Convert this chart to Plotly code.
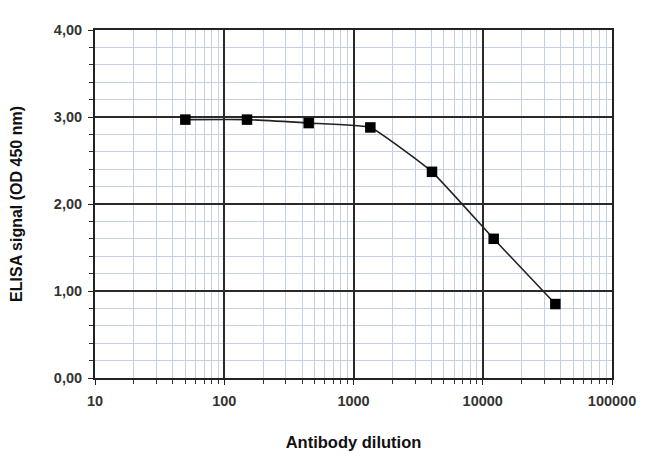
import plotly.graph_objects as go

dilution = [50, 150, 450, 1350, 4050, 12150, 36450]
signal = [2.97, 2.97, 2.93, 2.88, 2.37, 1.60, 0.85]

x_tickvals = [10, 100, 1000, 10000, 100000]
x_ticktext = ["10", "100", "1000", "10000", "100000"]
y_tickvals = [0, 1, 2, 3, 4]

x_minor = [d * k for d in x_tickvals[:-1] for k in range(2, 10)]

font_family = "Liberation Sans, Arial, sans-serif"

fig = go.Figure()
fig.add_trace(go.Scatter(
    x=dilution, y=signal, mode="lines+markers",
    line=dict(color="#222222", width=1.6, shape="spline", smoothing=0.35),
    marker=dict(symbol="square", size=10.5, color="#000000"),
    showlegend=False,
))

fig.update_layout(
    width=650, height=458,
    margin=dict(l=87, r=46, t=22, b=88),
    paper_bgcolor="white", plot_bgcolor="white",
    separators=",.",
    font=dict(family=font_family, color="#222222"),
    xaxis=dict(
        type="log", range=[1, 5], automargin=False,
        tickmode="array", tickvals=x_tickvals, ticktext=x_ticktext,
        showgrid=True, gridcolor="#2a2a2a", gridwidth=1.5,
        showline=True, linecolor="#222222", linewidth=2, mirror=True,
        ticks="outside", ticklen=5, tickcolor="#222222",
        ticklabelstandoff=4,
        tickfont=dict(family=font_family, size=14.5, weight="bold", color="#333333"),
        minor=dict(tickmode="array", tickvals=x_minor, showgrid=True,
                   gridcolor="#c3d1e0", gridwidth=1,
                   ticks="outside", ticklen=4, tickcolor="#333333"),
        title=dict(text="Antibody dilution", standoff=28,
                   font=dict(family=font_family, size=16.5, weight="bold", color="#111111")),
        zeroline=False,
    ),
    yaxis=dict(
        range=[0, 4], automargin=False,
        tickmode="array", tickvals=y_tickvals, tickformat=".2f",
        showgrid=True, gridcolor="#2a2a2a", gridwidth=1.5,
        showline=True, linecolor="#222222", linewidth=2, mirror=True,
        ticks="outside", ticklen=5, tickcolor="#222222",
        ticklabelstandoff=3,
        tickfont=dict(family=font_family, size=14.5, weight="bold", color="#333333"),
        minor=dict(dtick=0.2, showgrid=True, gridcolor="#c3d1e0", gridwidth=1,
                   ticks="outside", ticklen=4, tickcolor="#333333"),
        title=dict(text="ELISA signal (OD 450 nm)", standoff=32,
                   font=dict(family=font_family, size=16, weight="bold", color="#111111")),
        zeroline=False,
    ),
)

fig.write_html("out.html")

══════

▶ Problem: Leave out the pictures and copy the rest of the material above exactly.

▶ Complete answer:
Convert this chart to Plotly code.
import plotly.graph_objects as go

dilution = [50, 150, 450, 1350, 4050, 12150, 36450]
signal = [2.97, 2.97, 2.93, 2.88, 2.37, 1.60, 0.85]

x_tickvals = [10, 100, 1000, 10000, 100000]
x_ticktext = ["10", "100", "1000", "10000", "100000"]
y_tickvals = [0, 1, 2, 3, 4]

x_minor = [d * k for d in x_tickvals[:-1] for k in range(2, 10)]

font_family = "Liberation Sans, Arial, sans-serif"

fig = go.Figure()
fig.add_trace(go.Scatter(
    x=dilution, y=signal, mode="lines+markers",
    line=dict(color="#222222", width=1.6, shape="spline", smoothing=0.35),
    marker=dict(symbol="square", size=10.5, color="#000000"),
    showlegend=False,
))

fig.update_layout(
    width=650, height=458,
    margin=dict(l=87, r=46, t=22, b=88),
    paper_bgcolor="white", plot_bgcolor="white",
    separators=",.",
    font=dict(family=font_family, color="#222222"),
    xaxis=dict(
        type="log", range=[1, 5], automargin=False,
        tickmode="array", tickvals=x_tickvals, ticktext=x_ticktext,
        showgrid=True, gridcolor="#2a2a2a", gridwidth=1.5,
        showline=True, linecolor="#222222", linewidth=2, mirror=True,
        ticks="outside", ticklen=5, tickcolor="#222222",
        ticklabelstandoff=4,
        tickfont=dict(family=font_family, size=14.5, weight="bold", color="#333333"),
        minor=dict(tickmode="array", tickvals=x_minor, showgrid=True,
                   gridcolor="#c3d1e0", gridwidth=1,
                   ticks="outside", ticklen=4, tickcolor="#333333"),
        title=dict(text="Antibody dilution", standoff=28,
                   font=dict(family=font_family, size=16.5, weight="bold", color="#111111")),
        zeroline=False,
    ),
    yaxis=dict(
        range=[0, 4], automargin=False,
        tickmode="array", tickvals=y_tickvals, tickformat=".2f",
        showgrid=True, gridcolor="#2a2a2a", gridwidth=1.5,
        showline=True, linecolor="#222222", linewidth=2, mirror=True,
        ticks="outside", ticklen=5, tickcolor="#222222",
        ticklabelstandoff=3,
        tickfont=dict(family=font_family, size=14.5, weight="bold", color="#333333"),
        minor=dict(dtick=0.2, showgrid=True, gridcolor="#c3d1e0", gridwidth=1,
                   ticks="outside", ticklen=4, tickcolor="#333333"),
        title=dict(text="ELISA signal (OD 450 nm)", standoff=32,
                   font=dict(family=font_family, size=16, weight="bold", color="#111111")),
        zeroline=False,
    ),
)

fig.write_html("out.html")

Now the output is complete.